STATED GOAL:
Copy all lines below exactly as written. Leave pictures out.

SUPPLIED MATERIAL:
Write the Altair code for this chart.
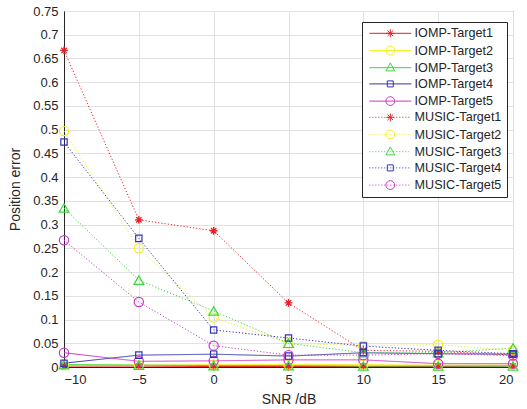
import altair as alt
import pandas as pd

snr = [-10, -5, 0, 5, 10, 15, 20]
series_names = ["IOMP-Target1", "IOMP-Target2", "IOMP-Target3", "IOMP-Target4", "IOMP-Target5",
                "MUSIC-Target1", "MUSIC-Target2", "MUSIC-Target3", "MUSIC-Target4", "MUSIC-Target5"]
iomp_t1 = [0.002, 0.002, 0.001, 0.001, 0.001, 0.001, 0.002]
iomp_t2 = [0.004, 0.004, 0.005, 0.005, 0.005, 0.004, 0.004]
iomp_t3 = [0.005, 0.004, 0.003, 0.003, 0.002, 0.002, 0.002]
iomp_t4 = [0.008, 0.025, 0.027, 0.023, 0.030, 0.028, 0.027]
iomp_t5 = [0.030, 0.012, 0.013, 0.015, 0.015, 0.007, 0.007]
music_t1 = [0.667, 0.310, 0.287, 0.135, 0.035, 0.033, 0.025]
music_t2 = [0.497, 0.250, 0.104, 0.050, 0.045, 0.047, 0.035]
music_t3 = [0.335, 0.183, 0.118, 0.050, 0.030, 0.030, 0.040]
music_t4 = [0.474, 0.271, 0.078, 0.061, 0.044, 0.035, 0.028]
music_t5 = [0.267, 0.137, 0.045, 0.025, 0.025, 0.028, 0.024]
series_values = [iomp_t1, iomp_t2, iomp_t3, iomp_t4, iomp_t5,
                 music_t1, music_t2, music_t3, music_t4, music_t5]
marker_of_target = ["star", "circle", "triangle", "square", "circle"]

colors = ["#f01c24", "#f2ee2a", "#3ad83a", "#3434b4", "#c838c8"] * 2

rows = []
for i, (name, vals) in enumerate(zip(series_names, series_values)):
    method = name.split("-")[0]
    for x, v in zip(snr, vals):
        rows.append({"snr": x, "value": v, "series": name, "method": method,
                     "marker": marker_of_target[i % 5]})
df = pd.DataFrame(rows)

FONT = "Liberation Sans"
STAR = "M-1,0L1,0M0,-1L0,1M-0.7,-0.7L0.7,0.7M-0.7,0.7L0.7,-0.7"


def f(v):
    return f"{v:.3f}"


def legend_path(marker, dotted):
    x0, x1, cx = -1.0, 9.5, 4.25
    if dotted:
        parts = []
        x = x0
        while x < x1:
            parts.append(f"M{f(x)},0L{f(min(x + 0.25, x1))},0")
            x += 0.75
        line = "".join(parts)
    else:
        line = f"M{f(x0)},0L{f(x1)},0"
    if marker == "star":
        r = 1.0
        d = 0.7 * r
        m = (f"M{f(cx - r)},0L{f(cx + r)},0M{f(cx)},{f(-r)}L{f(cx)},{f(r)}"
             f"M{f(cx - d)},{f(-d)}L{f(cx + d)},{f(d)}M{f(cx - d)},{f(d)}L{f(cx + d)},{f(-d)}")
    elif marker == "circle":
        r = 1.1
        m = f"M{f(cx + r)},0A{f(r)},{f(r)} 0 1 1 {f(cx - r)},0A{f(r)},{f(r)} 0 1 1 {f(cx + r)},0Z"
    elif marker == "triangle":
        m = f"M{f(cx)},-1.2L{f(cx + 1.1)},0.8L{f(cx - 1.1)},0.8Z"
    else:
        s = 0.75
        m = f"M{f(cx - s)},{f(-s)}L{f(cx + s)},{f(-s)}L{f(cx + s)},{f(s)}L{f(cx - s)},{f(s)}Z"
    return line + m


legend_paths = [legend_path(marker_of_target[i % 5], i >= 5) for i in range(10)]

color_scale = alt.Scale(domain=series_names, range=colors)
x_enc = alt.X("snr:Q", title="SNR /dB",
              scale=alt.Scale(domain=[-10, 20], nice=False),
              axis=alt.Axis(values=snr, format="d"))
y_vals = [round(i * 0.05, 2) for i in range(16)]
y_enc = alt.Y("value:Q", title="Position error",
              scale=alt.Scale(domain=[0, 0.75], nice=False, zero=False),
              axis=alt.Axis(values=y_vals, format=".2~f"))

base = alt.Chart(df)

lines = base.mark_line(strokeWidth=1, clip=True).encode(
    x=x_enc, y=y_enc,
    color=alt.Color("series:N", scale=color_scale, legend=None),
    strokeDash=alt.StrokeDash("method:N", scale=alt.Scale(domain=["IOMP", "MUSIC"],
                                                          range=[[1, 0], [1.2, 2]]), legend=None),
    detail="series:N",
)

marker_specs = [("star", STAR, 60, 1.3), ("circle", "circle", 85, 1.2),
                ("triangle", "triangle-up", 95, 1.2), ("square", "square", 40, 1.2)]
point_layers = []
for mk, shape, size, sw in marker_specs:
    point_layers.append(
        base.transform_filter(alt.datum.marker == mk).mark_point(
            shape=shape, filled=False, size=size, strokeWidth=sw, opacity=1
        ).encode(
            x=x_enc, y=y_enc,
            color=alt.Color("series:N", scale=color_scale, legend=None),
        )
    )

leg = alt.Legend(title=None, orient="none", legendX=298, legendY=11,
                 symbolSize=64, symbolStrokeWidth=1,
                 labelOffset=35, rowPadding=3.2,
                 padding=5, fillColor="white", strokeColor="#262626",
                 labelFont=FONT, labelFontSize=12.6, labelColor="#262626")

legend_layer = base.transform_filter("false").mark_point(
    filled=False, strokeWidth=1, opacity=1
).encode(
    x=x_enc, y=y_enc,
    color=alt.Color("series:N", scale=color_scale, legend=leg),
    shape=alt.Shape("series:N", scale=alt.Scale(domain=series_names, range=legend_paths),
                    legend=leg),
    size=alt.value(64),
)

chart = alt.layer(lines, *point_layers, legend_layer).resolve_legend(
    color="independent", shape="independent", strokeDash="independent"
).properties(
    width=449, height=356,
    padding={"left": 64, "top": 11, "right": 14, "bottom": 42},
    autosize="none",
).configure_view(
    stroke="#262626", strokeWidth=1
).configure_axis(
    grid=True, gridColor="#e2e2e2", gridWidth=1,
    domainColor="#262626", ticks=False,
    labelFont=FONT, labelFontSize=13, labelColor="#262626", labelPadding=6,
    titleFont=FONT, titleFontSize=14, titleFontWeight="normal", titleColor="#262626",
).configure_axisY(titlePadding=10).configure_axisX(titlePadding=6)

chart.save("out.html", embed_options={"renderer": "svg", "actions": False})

EXERCISE RESULT:
Write the Altair code for this chart.
import altair as alt
import pandas as pd

snr = [-10, -5, 0, 5, 10, 15, 20]
series_names = ["IOMP-Target1", "IOMP-Target2", "IOMP-Target3", "IOMP-Target4", "IOMP-Target5",
                "MUSIC-Target1", "MUSIC-Target2", "MUSIC-Target3", "MUSIC-Target4", "MUSIC-Target5"]
iomp_t1 = [0.002, 0.002, 0.001, 0.001, 0.001, 0.001, 0.002]
iomp_t2 = [0.004, 0.004, 0.005, 0.005, 0.005, 0.004, 0.004]
iomp_t3 = [0.005, 0.004, 0.003, 0.003, 0.002, 0.002, 0.002]
iomp_t4 = [0.008, 0.025, 0.027, 0.023, 0.030, 0.028, 0.027]
iomp_t5 = [0.030, 0.012, 0.013, 0.015, 0.015, 0.007, 0.007]
music_t1 = [0.667, 0.310, 0.287, 0.135, 0.035, 0.033, 0.025]
music_t2 = [0.497, 0.250, 0.104, 0.050, 0.045, 0.047, 0.035]
music_t3 = [0.335, 0.183, 0.118, 0.050, 0.030, 0.030, 0.040]
music_t4 = [0.474, 0.271, 0.078, 0.061, 0.044, 0.035, 0.028]
music_t5 = [0.267, 0.137, 0.045, 0.025, 0.025, 0.028, 0.024]
series_values = [iomp_t1, iomp_t2, iomp_t3, iomp_t4, iomp_t5,
                 music_t1, music_t2, music_t3, music_t4, music_t5]
marker_of_target = ["star", "circle", "triangle", "square", "circle"]

colors = ["#f01c24", "#f2ee2a", "#3ad83a", "#3434b4", "#c838c8"] * 2

rows = []
for i, (name, vals) in enumerate(zip(series_names, series_values)):
    method = name.split("-")[0]
    for x, v in zip(snr, vals):
        rows.append({"snr": x, "value": v, "series": name, "method": method,
                     "marker": marker_of_target[i % 5]})
df = pd.DataFrame(rows)

FONT = "Liberation Sans"
STAR = "M-1,0L1,0M0,-1L0,1M-0.7,-0.7L0.7,0.7M-0.7,0.7L0.7,-0.7"


def f(v):
    return f"{v:.3f}"


def legend_path(marker, dotted):
    x0, x1, cx = -1.0, 9.5, 4.25
    if dotted:
        parts = []
        x = x0
        while x < x1:
            parts.append(f"M{f(x)},0L{f(min(x + 0.25, x1))},0")
            x += 0.75
        line = "".join(parts)
    else:
        line = f"M{f(x0)},0L{f(x1)},0"
    if marker == "star":
        r = 1.0
        d = 0.7 * r
        m = (f"M{f(cx - r)},0L{f(cx + r)},0M{f(cx)},{f(-r)}L{f(cx)},{f(r)}"
             f"M{f(cx - d)},{f(-d)}L{f(cx + d)},{f(d)}M{f(cx - d)},{f(d)}L{f(cx + d)},{f(-d)}")
    elif marker == "circle":
        r = 1.1
        m = f"M{f(cx + r)},0A{f(r)},{f(r)} 0 1 1 {f(cx - r)},0A{f(r)},{f(r)} 0 1 1 {f(cx + r)},0Z"
    elif marker == "triangle":
        m = f"M{f(cx)},-1.2L{f(cx + 1.1)},0.8L{f(cx - 1.1)},0.8Z"
    else:
        s = 0.75
        m = f"M{f(cx - s)},{f(-s)}L{f(cx + s)},{f(-s)}L{f(cx + s)},{f(s)}L{f(cx - s)},{f(s)}Z"
    return line + m


legend_paths = [legend_path(marker_of_target[i % 5], i >= 5) for i in range(10)]

color_scale = alt.Scale(domain=series_names, range=colors)
x_enc = alt.X("snr:Q", title="SNR /dB",
              scale=alt.Scale(domain=[-10, 20], nice=False),
              axis=alt.Axis(values=snr, format="d"))
y_vals = [round(i * 0.05, 2) for i in range(16)]
y_enc = alt.Y("value:Q", title="Position error",
              scale=alt.Scale(domain=[0, 0.75], nice=False, zero=False),
              axis=alt.Axis(values=y_vals, format=".2~f"))

base = alt.Chart(df)

lines = base.mark_line(strokeWidth=1, clip=True).encode(
    x=x_enc, y=y_enc,
    color=alt.Color("series:N", scale=color_scale, legend=None),
    strokeDash=alt.StrokeDash("method:N", scale=alt.Scale(domain=["IOMP", "MUSIC"],
                                                          range=[[1, 0], [1.2, 2]]), legend=None),
    detail="series:N",
)

marker_specs = [("star", STAR, 60, 1.3), ("circle", "circle", 85, 1.2),
                ("triangle", "triangle-up", 95, 1.2), ("square", "square", 40, 1.2)]
point_layers = []
for mk, shape, size, sw in marker_specs:
    point_layers.append(
        base.transform_filter(alt.datum.marker == mk).mark_point(
            shape=shape, filled=False, size=size, strokeWidth=sw, opacity=1
        ).encode(
            x=x_enc, y=y_enc,
            color=alt.Color("series:N", scale=color_scale, legend=None),
        )
    )

leg = alt.Legend(title=None, orient="none", legendX=298, legendY=11,
                 symbolSize=64, symbolStrokeWidth=1,
                 labelOffset=35, rowPadding=3.2,
                 padding=5, fillColor="white", strokeColor="#262626",
                 labelFont=FONT, labelFontSize=12.6, labelColor="#262626")

legend_layer = base.transform_filter("false").mark_point(
    filled=False, strokeWidth=1, opacity=1
).encode(
    x=x_enc, y=y_enc,
    color=alt.Color("series:N", scale=color_scale, legend=leg),
    shape=alt.Shape("series:N", scale=alt.Scale(domain=series_names, range=legend_paths),
                    legend=leg),
    size=alt.value(64),
)

chart = alt.layer(lines, *point_layers, legend_layer).resolve_legend(
    color="independent", shape="independent", strokeDash="independent"
).properties(
    width=449, height=356,
    padding={"left": 64, "top": 11, "right": 14, "bottom": 42},
    autosize="none",
).configure_view(
    stroke="#262626", strokeWidth=1
).configure_axis(
    grid=True, gridColor="#e2e2e2", gridWidth=1,
    domainColor="#262626", ticks=False,
    labelFont=FONT, labelFontSize=13, labelColor="#262626", labelPadding=6,
    titleFont=FONT, titleFontSize=14, titleFontWeight="normal", titleColor="#262626",
).configure_axisY(titlePadding=10).configure_axisX(titlePadding=6)

chart.save("out.html", embed_options={"renderer": "svg", "actions": False})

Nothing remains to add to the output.